At the University of Arizona, professor of management information systems Sudha Ram and physician Dr. Yolande Pengetnze have teamed up to invent a model that can predict with 75% accuracy how many asthma related emergency room visits a hospital will receive on a given day.
The model uses data from both air quality sensors and Twitter. As Ram explains, Twitter can be an even more useful way to collect a person’s health data than looking at their actual health records. “You only go to the doctor once in a while, and you don’t always tell your doctor how much you’ve been exercising or what you’ve been eating. But people share that information all the time on social media,” she said.

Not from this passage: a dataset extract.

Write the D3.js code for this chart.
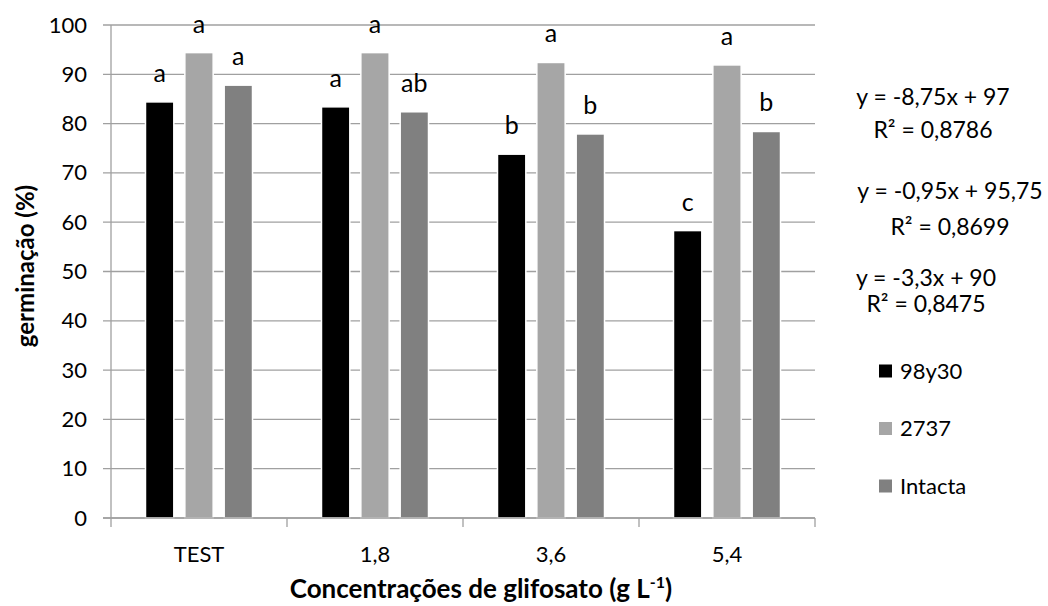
<!DOCTYPE html>
<html>
<head>
<meta charset="utf-8">
<script src="https://cdnjs.cloudflare.com/ajax/libs/d3/7.8.5/d3.min.js"></script>
<style>
  html, body { margin: 0; padding: 0; background: #fff; }
  svg text { font-family: Lato, "Open Sans", sans-serif; fill: #000; }
</style>
</head>
<body>
<svg id="chart" width="1048" height="606"></svg>
<script>
// Germination (%) by glyphosate concentration for three soybean cultivars
const categories = ["TEST", "1,8", "3,6", "5,4"];
const seriesNames = ["98y30", "2737", "Intacta"];
const values98y30 = [84.4, 83.4, 73.8, 58.3];
const values2737 = [94.4, 94.4, 92.4, 91.9];
const valuesIntacta = [87.8, 82.4, 77.9, 78.4];
const letters98y30 = ["a", "a", "b", "c"];
const letters2737 = ["a", "a", "a", "a"];
const lettersIntacta = ["a", "ab", "b", "b"];
const yTicks = [0, 10, 20, 30, 40, 50, 60, 70, 80, 90, 100];
const equations = [
  { eq: "y = -8,75x + 97", r2: "0,8786" },
  { eq: "y = -0,95x + 95,75", r2: "0,8699" },
  { eq: "y = -3,3x + 90", r2: "0,8475" }
];
const colors = ["#000000", "#a6a6a6", "#808080"];

const seriesValues = [values98y30, values2737, valuesIntacta];
const seriesLetters = [letters98y30, letters2737, lettersIntacta];

const svg = d3.select("#chart");
const plot = { left: 111, right: 815, top: 25, bottom: 518 };

const y = d3.scaleLinear().domain([0, 100]).range([plot.bottom, plot.top]);
const x0 = d3.scaleBand().domain(categories).range([plot.left, plot.right])
  .paddingInner(0.392).paddingOuter(0.196);
const x1 = d3.scaleBand().domain(d3.range(seriesNames.length))
  .range([0, x0.bandwidth()]).paddingInner(0.28);

// gridlines with short left ticks
svg.append("g").selectAll("line").data(yTicks).join("line")
  .attr("x1", plot.left - 8).attr("x2", plot.right)
  .attr("y1", d => y(d)).attr("y2", d => y(d))
  .attr("stroke", "#a0a0a0").attr("stroke-width", 1.3);

// y tick labels
svg.append("g").selectAll("text").data(yTicks).join("text")
  .attr("x", 87).attr("y", d => y(d) + 7.5)
  .attr("text-anchor", "end").style("font-size", "22px")
  .text(d => d);

// bars
const groups = svg.append("g").selectAll("g").data(categories).join("g")
  .attr("transform", c => `translate(${x0(c)},0)`);
groups.selectAll("rect")
  .data((c, ci) => seriesValues.map((vals, si) => ({ si, v: vals[ci], l: seriesLetters[si][ci] })))
  .join("rect")
  .attr("x", d => x1(d.si))
  .attr("width", x1.bandwidth())
  .attr("y", d => y(d.v))
  .attr("height", d => y(0) - y(d.v))
  .attr("fill", d => colors[d.si])
  .attr("stroke", "#ffffff").attr("stroke-width", 1.5);

// significance letters
groups.selectAll("text")
  .data((c, ci) => seriesValues.map((vals, si) => ({ si, v: vals[ci], l: seriesLetters[si][ci] })))
  .join("text")
  .attr("x", d => x1(d.si) + x1.bandwidth() / 2)
  .attr("y", d => y(d.v) - 20)
  .attr("text-anchor", "middle").style("font-size", "25px")
  .text(d => d.l);

// axes lines
svg.append("line").attr("x1", plot.left).attr("x2", plot.left)
  .attr("y1", plot.top).attr("y2", plot.bottom)
  .attr("stroke", "#a0a0a0").attr("stroke-width", 1.3);
svg.append("line").attr("x1", plot.left - 8).attr("x2", plot.right)
  .attr("y1", plot.bottom).attr("y2", plot.bottom)
  .attr("stroke", "#a0a0a0").attr("stroke-width", 1.3);
const xTickPos = categories.map(c => x0(c) - x0.step() * x0.paddingInner() / 2).concat([plot.right]);
svg.append("g").selectAll("line").data(xTickPos).join("line")
  .attr("x1", d => d).attr("x2", d => d)
  .attr("y1", plot.bottom).attr("y2", plot.bottom + 9)
  .attr("stroke", "#a0a0a0").attr("stroke-width", 1.3);

// category labels
svg.append("g").selectAll("text").data(categories).join("text")
  .attr("x", c => x0(c) + x0.bandwidth() / 2).attr("y", 562)
  .attr("text-anchor", "middle").style("font-size", "22px")
  .text(c => c);

// axis titles
svg.append("text")
  .attr("transform", "translate(34,266) rotate(-90)")
  .attr("text-anchor", "middle").style("font-size", "24px").style("font-weight", "bold")
  .text("germinação (%)");
const xt = svg.append("text")
  .attr("x", 481).attr("y", 598)
  .attr("text-anchor", "middle").style("font-size", "26px").style("font-weight", "bold");
xt.append("tspan").text("Concentrações de glifosato (g L");
xt.append("tspan").attr("dy", -10).style("font-size", "16px").text("-1");
xt.append("tspan").attr("dy", 10).text(")");

// regression equations
const eqPos = [
  { cx: 933, yEq: 105, yR: 138 },
  { cx: 950, yEq: 199, yR: 235 },
  { cx: 926, yEq: 286, yR: 312 }
];
equations.forEach((e, i) => {
  svg.append("text").attr("x", eqPos[i].cx).attr("y", eqPos[i].yEq)
    .attr("text-anchor", "middle").style("font-size", "23px").text(e.eq);
  svg.append("text").attr("x", eqPos[i].cx).attr("y", eqPos[i].yR)
    .attr("text-anchor", "middle").style("font-size", "23px")
    .text("R² = " + e.r2);
});

// legend
const legend = svg.append("g").selectAll("g").data(seriesNames).join("g")
  .attr("transform", (d, i) => `translate(879,${371 + i * 57.5})`);
legend.append("rect").attr("x", 0).attr("y", -6.5).attr("width", 13).attr("height", 13)
  .attr("fill", (d, i) => colors[i]);
legend.append("text").attr("x", 21).attr("y", 7.5).style("font-size", "22px").text(d => d);
</script>
</body>
</html>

Ram and Pengetnze collected data from millions of tweets around the world. They then used text-mining to look at the frequency of asthma related keywords such as “asthma,” “inhaler” and “wheezing.” They looked at how frequently these terms were used in the zip codes surrounding a specific Dallas hospital, and also the air quality data from that region.
Through analyzing the tweets and air quality together, Ram and Pengetnze were able to successfully predict with 75% accuracy the amount of visits the Dallas hospital could expect to receive on any given day-- low, medium or high.
By using predictive models like these, hospitals could better prepare for their daily tasks, making sure they have the appropriate numbers of workers, the right equipment, and the right medicine to the treat the number of patients they’ll be seeing that day.
Ram and her colleagues hope to use these techniques to create predictive models for other chronic conditions like diabetes.